Bajo un cielo nublado de invierno, la brújula marca el este. En esa dirección hay un monte viejo de encinas, sus copas lavadas por la lluvia de ayer parecen tan nuevas como la hierba recién nacida sobre la que se elevan. No hay camino que vaya entre ellas. Ese es mi camino.
Ya lo aprendió Darwin cuando era un joven poco estudioso: una manera sencilla de conocer la geología de una región es recorrerla en línea recta siguiendo un rumbo marcado a brújula, campo a través siempre en la misma dirección. A lo largo de esa línea, iremos anotando qué clase de rocas hay en cada tramo. Solo nos apartaremos un poco de la recta, si hace falta, para explorar algún afloramiento rocoso muy cercano.
A mi alrededor motean el pasto bloques sueltos de una roca grisácea, azulada. Como se raya con la navaja y es efervescente al ácido, mi clave de campo la identifica como caliza. Algunas de estas calizas muestran tonos ocres y pequeños círculos oscuros, o tubitos. Son fósiles del primer animal con concha conocido, Cloudina, que vivió en los mares hace como quinientos cincuenta millones de años, cuando los animales empezaban a poblar el mundo. Su presencia en este rincón de las sierras de Abenójar era desconocida hasta que la encontré, y ahora intento entender qué lugar ocupan las capas rocosas con Cloudina en la geología de esta zona, es decir, ¿qué hubo antes de ese mar somero donde habitaban? ¿Qué vino después?

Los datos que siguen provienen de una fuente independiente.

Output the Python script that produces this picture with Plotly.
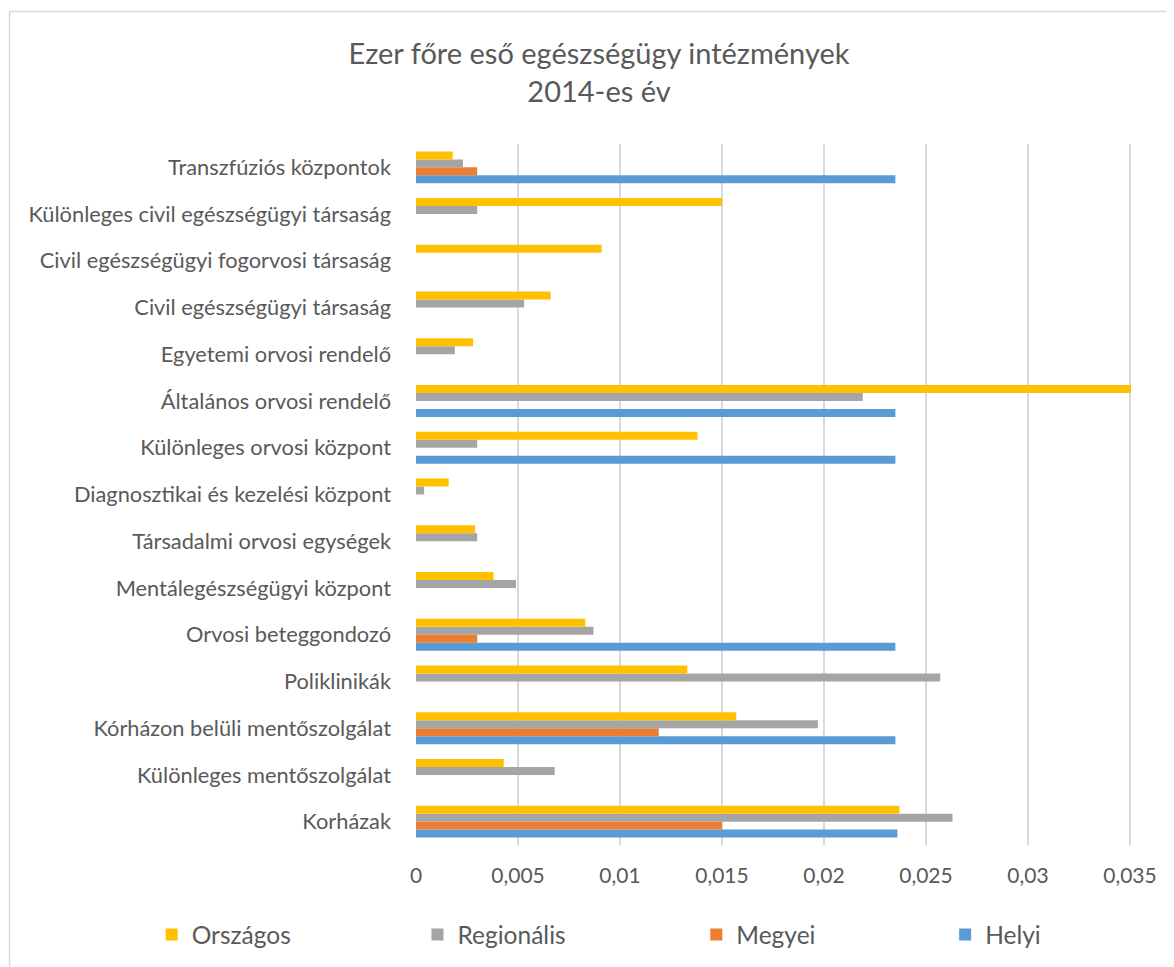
import plotly.graph_objects as go

categories = [
    "Korházak",
    "Különleges mentőszolgálat",
    "Kórházon belüli mentőszolgálat",
    "Poliklinikák",
    "Orvosi beteggondozó",
    "Mentálegészségügyi központ",
    "Társadalmi orvosi egységek",
    "Diagnosztikai és kezelési központ",
    "Különleges orvosi központ",
    "Általános orvosi rendelő",
    "Egyetemi orvosi rendelő",
    "Civil egészségügyi társaság",
    "Civil egészségügyi fogorvosi társaság",
    "Különleges civil egészségügyi társaság",
    "Transzfúziós központok",
]

orszagos = [0.0237, 0.0043, 0.0157, 0.0133, 0.0083, 0.0038, 0.0029, 0.0016,
            0.0138, 0.0351, 0.0028, 0.0066, 0.0091, 0.0150, 0.0018]
regionalis = [0.0263, 0.0068, 0.0197, 0.0257, 0.0087, 0.0049, 0.0030, 0.0004,
              0.0030, 0.0219, 0.0019, 0.0053, None, 0.0030, 0.0023]
megyei = [0.0150, None, 0.0119, None, 0.0030, None, None, None,
          None, None, None, None, None, None, 0.0030]
helyi = [0.0236, None, 0.0235, None, 0.0235, None, None, None,
         0.0235, 0.0235, None, None, None, None, 0.0235]

tick_vals = [0, 0.005, 0.01, 0.015, 0.02, 0.025, 0.03, 0.035]
tick_text = ["0", "0,005", "0,01", "0,015", "0,02", "0,025", "0,03", "0,035"]

# (name, values, colour, legend id, legend left edge in px)
series = [
    ("Helyi", helyi, "#5B9BD5", "legend4", 937),
    ("Megyei", megyei, "#ED7D31", "legend3", 688),
    ("Regionális", regionalis, "#A5A5A5", "legend2", 409),
    ("Országos", orszagos, "#FFC000", "legend", 143),
]

FONT = "Lato, 'Open Sans', sans-serif"
TXT = "#595959"

W, H = 1166, 959
L, R, T, B = 407.5, 43, 135.6, 121.6
pw, ph = W - L - R, H - T - B


def px_x(p):
    return (p - L) / pw


def px_y(p):
    return (H - B - p) / ph


fig = go.Figure()
legends = {}
for name, vals, col, lg, lx in series:
    fig.add_trace(go.Bar(
        y=categories, x=vals, name=name, orientation="h",
        marker=dict(color=col, line=dict(width=0)),
        legend=lg,
    ))
    legends[lg] = dict(
        orientation="h", x=px_x(lx), xanchor="left",
        y=px_y(927), yanchor="middle",
        font=dict(size=24.5, color=TXT, family=FONT),
        bgcolor="rgba(0,0,0,0)",
    )

fig.update_layout(
    width=W, height=H,
    margin=dict(l=L, r=R, t=T, b=B, autoexpand=False),
    paper_bgcolor="white", plot_bgcolor="white",
    barmode="group", bargap=0.316, bargroupgap=0,
    font=dict(family=FONT, color=TXT, size=21),
    title=dict(
        text="Ezer főre eső egészségügy intézmények<br>2014-es év",
        x=591 / W, xanchor="center", xref="container",
        y=1 - 56 / H, yanchor="middle", yref="container",
        font=dict(size=29, color=TXT, family=FONT),
    ),
    xaxis=dict(
        range=[0, 0.03505], tickvals=tick_vals, ticktext=tick_text,
        showgrid=True, gridcolor="#D9D9D9", gridwidth=1.5,
        zeroline=False, showline=False, ticks="",
        ticklabelstandoff=16, tickfont=dict(size=21, color=TXT),
    ),
    yaxis=dict(
        categoryorder="array", categoryarray=categories,
        showgrid=False, zeroline=False, showline=False, ticks="",
        ticklabelstandoff=24, tickfont=dict(size=21.8, color=TXT),
    ),
    showlegend=True,
    shapes=[dict(
        type="rect", xref="paper", yref="paper",
        x0=px_x(0.75), x1=px_x(1180), y0=px_y(975), y1=px_y(3),
        line=dict(color="#D9D9D9", width=1.5), fillcolor="rgba(0,0,0,0)",
        layer="below",
    )],
    **legends,
)

fig.write_html("out.html")
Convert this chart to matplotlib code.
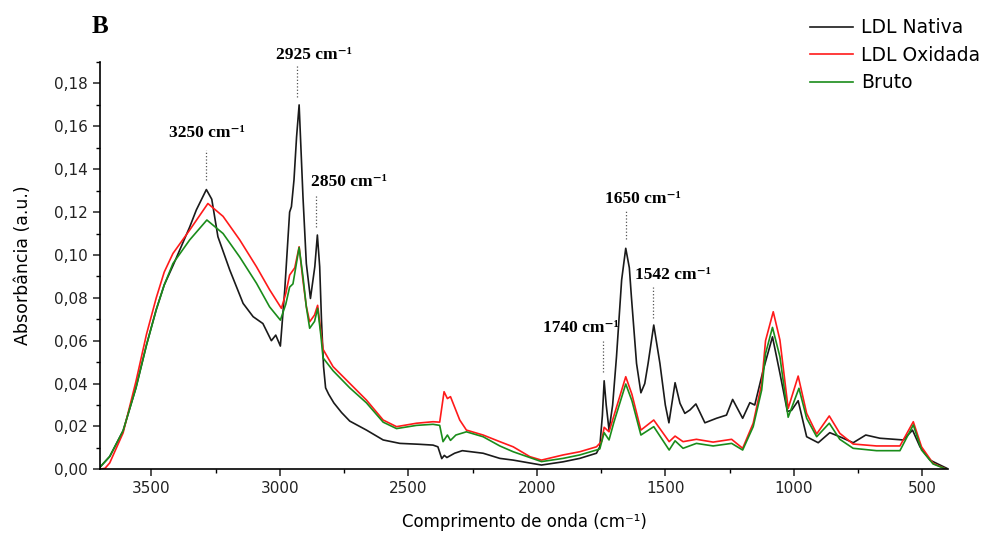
import matplotlib
matplotlib.use("Agg")
import matplotlib.pyplot as plt
from matplotlib.ticker import MultipleLocator, FuncFormatter

# LDL Nativa (preto)
wn_nativa = [3700, 3662, 3610, 3560, 3519, 3481, 3450, 3416, 3351, 3325, 3286, 3265, 3241, 3195,
             3143, 3104, 3066, 3033, 3016, 2998, 2981, 2962, 2955, 2945, 2935, 2925, 2910, 2897,
             2881, 2864, 2854, 2845, 2838, 2830, 2822, 2810, 2790, 2760, 2728, 2663, 2598, 2533,
             2460, 2404, 2385, 2370, 2360, 2350, 2320, 2290, 2209, 2144, 2092, 1982, 1898, 1833,
             1768, 1755, 1745, 1738, 1730, 1719, 1705, 1690, 1670, 1654, 1640, 1632, 1612, 1595,
             1580, 1567, 1545, 1521, 1500, 1486, 1462, 1443, 1424, 1404, 1381, 1346, 1301, 1262,
             1238, 1199, 1171, 1152, 1119, 1083, 1054, 1025, 1009, 983, 950, 905, 860, 821, 769,
             720, 665, 574, 538, 509, 470, 431, 405]
abs_nativa = [0.001, 0.006, 0.018, 0.038, 0.058, 0.0745, 0.086, 0.095, 0.113, 0.121, 0.1305,
              0.126, 0.1085, 0.093, 0.0774, 0.0712, 0.068, 0.060, 0.0626, 0.0575, 0.0836, 0.120,
              0.1225, 0.135, 0.155, 0.170, 0.127, 0.096, 0.0797, 0.0945, 0.1093, 0.0945, 0.0696,
              0.048, 0.038, 0.035, 0.031, 0.0265, 0.0225, 0.0183, 0.0137, 0.0121, 0.0117, 0.0113,
              0.0105, 0.0050, 0.0065, 0.0055, 0.0075, 0.0087, 0.0075, 0.0051, 0.0043, 0.002,
              0.0035, 0.0051, 0.0075, 0.0105, 0.025, 0.0413, 0.030, 0.0183, 0.030, 0.0525, 0.0883,
              0.1031, 0.094, 0.0805, 0.0494, 0.0357, 0.040, 0.0494, 0.0673, 0.0494, 0.030, 0.0217,
              0.0404, 0.0308, 0.0261, 0.0277, 0.0305, 0.0217, 0.0238, 0.0253, 0.0326, 0.0238,
              0.0311, 0.030, 0.0463, 0.0618, 0.0448, 0.027, 0.0275, 0.032, 0.0152, 0.0124, 0.0171,
              0.0152, 0.0124, 0.016, 0.0145, 0.0137, 0.0183, 0.0105, 0.0043, 0.002, 0.0005]

# LDL Oxidada (vermelho)
wn_oxidada = [3700, 3680, 3662, 3610, 3560, 3519, 3481, 3450, 3416, 3351, 3280, 3221, 3156, 3091,
              3040, 2994, 2977, 2962, 2942, 2925, 2910, 2897, 2884, 2865, 2853, 2840, 2832, 2793,
              2728, 2663, 2598, 2546, 2468, 2404, 2378, 2361, 2348, 2336, 2300, 2274, 2209, 2144,
              2092, 2027, 1982, 1898, 1833, 1768, 1748, 1738, 1719, 1700, 1654, 1630, 1595, 1545,
              1485, 1462, 1431, 1379, 1314, 1242, 1199, 1158, 1125, 1110, 1080, 1054, 1022, 983,
              950, 911, 862, 821, 769, 678, 587, 535, 503, 458, 405]
abs_oxidada = [0.0, 0.0005, 0.003, 0.017, 0.041, 0.063, 0.080, 0.092, 0.1007, 0.1116, 0.124,
               0.118, 0.107, 0.0945, 0.0838, 0.0751, 0.082, 0.0906, 0.094, 0.1038, 0.088, 0.076,
               0.0688, 0.072, 0.0765, 0.064, 0.056, 0.0479, 0.0401, 0.0323, 0.023, 0.0199, 0.0215,
               0.0222, 0.022, 0.0362, 0.033, 0.0339, 0.023, 0.0183, 0.016, 0.0129, 0.0105, 0.0059,
               0.0043, 0.0067, 0.0082, 0.0105, 0.013, 0.0196, 0.0175, 0.025, 0.0432, 0.035, 0.0183,
               0.023, 0.0129, 0.0155, 0.0129, 0.014, 0.0127, 0.014, 0.0098, 0.0215, 0.040, 0.060,
               0.0735, 0.0603, 0.0284, 0.0435, 0.0261, 0.0165, 0.0249, 0.0168, 0.0118, 0.0109,
               0.0109, 0.0222, 0.0105, 0.0028, 0.0]

# Bruto (verde)
wn_bruto = [3700, 3662, 3610, 3560, 3519, 3481, 3450, 3416, 3351, 3284, 3221, 3156, 3091, 3040,
            2998, 2977, 2962, 2949, 2925, 2910, 2897, 2884, 2865, 2853, 2840, 2832, 2793, 2728,
            2663, 2598, 2546, 2468, 2404, 2378, 2365, 2348, 2336, 2315, 2274, 2209, 2144, 2092,
            1982, 1898, 1833, 1768, 1755, 1738, 1719, 1700, 1654, 1630, 1595, 1545, 1485, 1462,
            1431, 1379, 1314, 1242, 1199, 1158, 1125, 1110, 1083, 1054, 1022, 980, 950, 911, 862,
            821, 769, 678, 587, 535, 503, 458, 405]
abs_bruto = [0.001, 0.006, 0.018, 0.038, 0.058, 0.0745, 0.086, 0.096, 0.107, 0.1163, 0.110,
             0.099, 0.0868, 0.0758, 0.0696, 0.077, 0.085, 0.0865, 0.1035, 0.0898, 0.0758, 0.0658,
             0.069, 0.0751, 0.062, 0.052, 0.046, 0.038, 0.031, 0.022, 0.019, 0.0205, 0.021,
             0.0205, 0.0129, 0.016, 0.0135, 0.016, 0.0175, 0.0152, 0.0109, 0.0082, 0.0036,
             0.0051, 0.0067, 0.009, 0.0095, 0.0171, 0.0137, 0.022, 0.0398, 0.032, 0.016, 0.0199,
             0.009, 0.0133, 0.0098, 0.0121, 0.0109, 0.0121, 0.009, 0.0199, 0.037, 0.054, 0.0662,
             0.0525, 0.0243, 0.0378, 0.0238, 0.0152, 0.0215, 0.014, 0.0098, 0.0087, 0.0087,
             0.0207, 0.009, 0.0025, 0.0]

# anotacoes dos picos: texto, x/y do texto, x da linha, y inicio/fim da linha
picos = ["3250 cm⁻¹", "2925 cm⁻¹", "2850 cm⁻¹", "1650 cm⁻¹", "1542 cm⁻¹", "1740 cm⁻¹"]
picos_xt = [3285, 2868, 2731, 1587, 1470, 1829]
picos_yt = [0.157, 0.1935, 0.134, 0.126, 0.0906, 0.0659]
picos_xl = [3289, 2932, 2858, 1654, 1549, 1744]
picos_y0 = [0.135, 0.1737, 0.113, 0.1075, 0.0708, 0.0454]
picos_y1 = [0.149, 0.1886, 0.128, 0.121, 0.085, 0.0597]

fig = plt.figure(figsize=(9.84, 5.36), dpi=100)
ax = fig.add_axes([0.1016, 0.1244, 0.8618, 0.7599])

ax.plot(wn_nativa, abs_nativa, color="#1a1a1a", lw=1.2, label="LDL Nativa")
ax.plot(wn_oxidada, abs_oxidada, color="#ff1a1a", lw=1.2, label="LDL Oxidada")
ax.plot(wn_bruto, abs_bruto, color="#1a8c1a", lw=1.2, label="Bruto")

for i in range(len(picos)):
    ax.plot([picos_xl[i], picos_xl[i]], [picos_y0[i], picos_y1[i]], ls=":", color="#555555", lw=0.9)
    ax.text(picos_xt[i], picos_yt[i], picos[i], ha="center", va="center", fontsize=12.5,
            fontweight="bold", family=["Liberation Serif", "DejaVu Serif"], clip_on=False)

ax.set_xlim(3700, 400)
ax.set_ylim(0, 0.19)
ax.xaxis.set_major_locator(MultipleLocator(500))
ax.xaxis.set_minor_locator(MultipleLocator(250))
ax.yaxis.set_major_locator(MultipleLocator(0.02))
ax.yaxis.set_minor_locator(MultipleLocator(0.01))
ax.yaxis.set_major_formatter(FuncFormatter(lambda v, p: f"{v:.2f}".replace(".", ",")))

for s in ["top", "right"]:
    ax.spines[s].set_visible(False)
for s in ["left", "bottom"]:
    ax.spines[s].set_linewidth(1.2)
ax.tick_params(which="major", direction="out", length=5, width=1.1, labelsize=11, colors="#222222")
ax.tick_params(which="minor", direction="out", length=3, width=1.0)

ax.set_xlabel("Comprimento de onda (cm⁻¹)", fontsize=12, labelpad=12)
ax.set_ylabel("Absorbância (a.u.)", fontsize=12.5, labelpad=16)

fig.text(0.093, 0.95, "B", ha="left", va="center", fontsize=18, fontweight="bold",
         family="Liberation Serif")

fig.legend(loc="upper right", bbox_to_anchor=(1.013, 0.997), frameon=False, fontsize=13.5,
           handlelength=2.3, labelspacing=0.45, handletextpad=0.4)

plt.savefig("out.png", dpi=100)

Algunas ovejas merinas me observan no muy lejos mientras anoto en el cuaderno de campo: las capas de caliza van en dirección nordeste, y los plegamientos de la corteza las inclinaron unos sesenta grados hacia el sureste. Por tanto voy en buena dirección, porque yendo al este podré dar con las capas situadas por encima de estas calizas. Encima, y por tanto después en el abismo del tiempo geológico.

Me adentro en el encinar, en un laberinto de troncos cubiertos de musgo empapado, de barbas canosas de líquenes. Pronto se pierde el horizonte y cualquier referencia que sirva para orientarse entre los árboles, incluso el Sol, oculto por las nubes oscuras y densas. El bosque parece repetirse a sí mismo una y otra vez. ¡Qué importante va a ser la brújula para salir de aquí sin problemas! Aparece de trecho en trecho tierra removida, hozaduras de jabalíes; a ellos pertenece este monte al caer la noche. Agradezco el ruido que hace mi bastón de senderismo al avanzar, porque me anuncia y evitará un encuentro incómodo con algún jabalí.
El terreno cambia: a pocos centenares de pasos empiezan a verse cantos de arenisca, y también de cuarcita, esa roca durísima capaz de cortar el cristal. A través de las encinas distingo un claro. Me aparto a indagar y doy con una suerte de mirador que se alza sobre un barranco montuoso, repleto de encinar impenetrable. Desde aquí se ve al fondo la sierra de Luciana, hacia el norte, y más cerca los cerros verdes que dan al valle del arroyo de las Huertas y a los de sus afluentes, el arroyo de las Navezuelas, el del Hondón, el de la Nava… Un rebaño de ovejas cruza despacio una ladera lejana. Un cuervo grazna, casi se diría que ladra, mientras planea bajo unos buitres leonados.
Estoy parado en lo que buscaba: riscos, capas rocosas que afloran. La brújula me descubre que estos estratos van, más o menos, en la misma dirección que los de las calizas, y el clinómetro me indica que están menos inclinados, pero en cualquier caso se inclinan hacia el mismo punto cardinal que ellas. Todo esto quiere decir que probablemente forman parte de la misma serie de estratos. Una muestra desprendida con el martillo geológico, y un vistazo con la lupa de campo, confirma que estos riscos son de cuarcita. Apunto en el cuaderno una reseña del lugar y sus coordenadas. Contemplo el precipicio mientras pienso en lo que me acaban de enseñar estas rocas: que después del mar con Cloudina siguió habiendo mar, pero esta vez con fondos de arena bastante limpia, el ambiente donde se acumulan las arenas de cuarzo que ahora están aquí transformadas en cuarcita.
No veo fósiles en estas capas, como suele pasar con todas estas rocas tan antiguas. Hallar fósiles de esta edad es extremadamente difícil, durante décadas se pensó que imposible. Tal vez haya algún fósil más al este aún, donde se oye un petirrojo, o mucho más allá, hacia el valle del arroyo. ¿Quién sabe qué secretos esconden todavía estos montes? Dejaremos que nos los cuenten poco a poco. Iremos donde la brújula nos marque.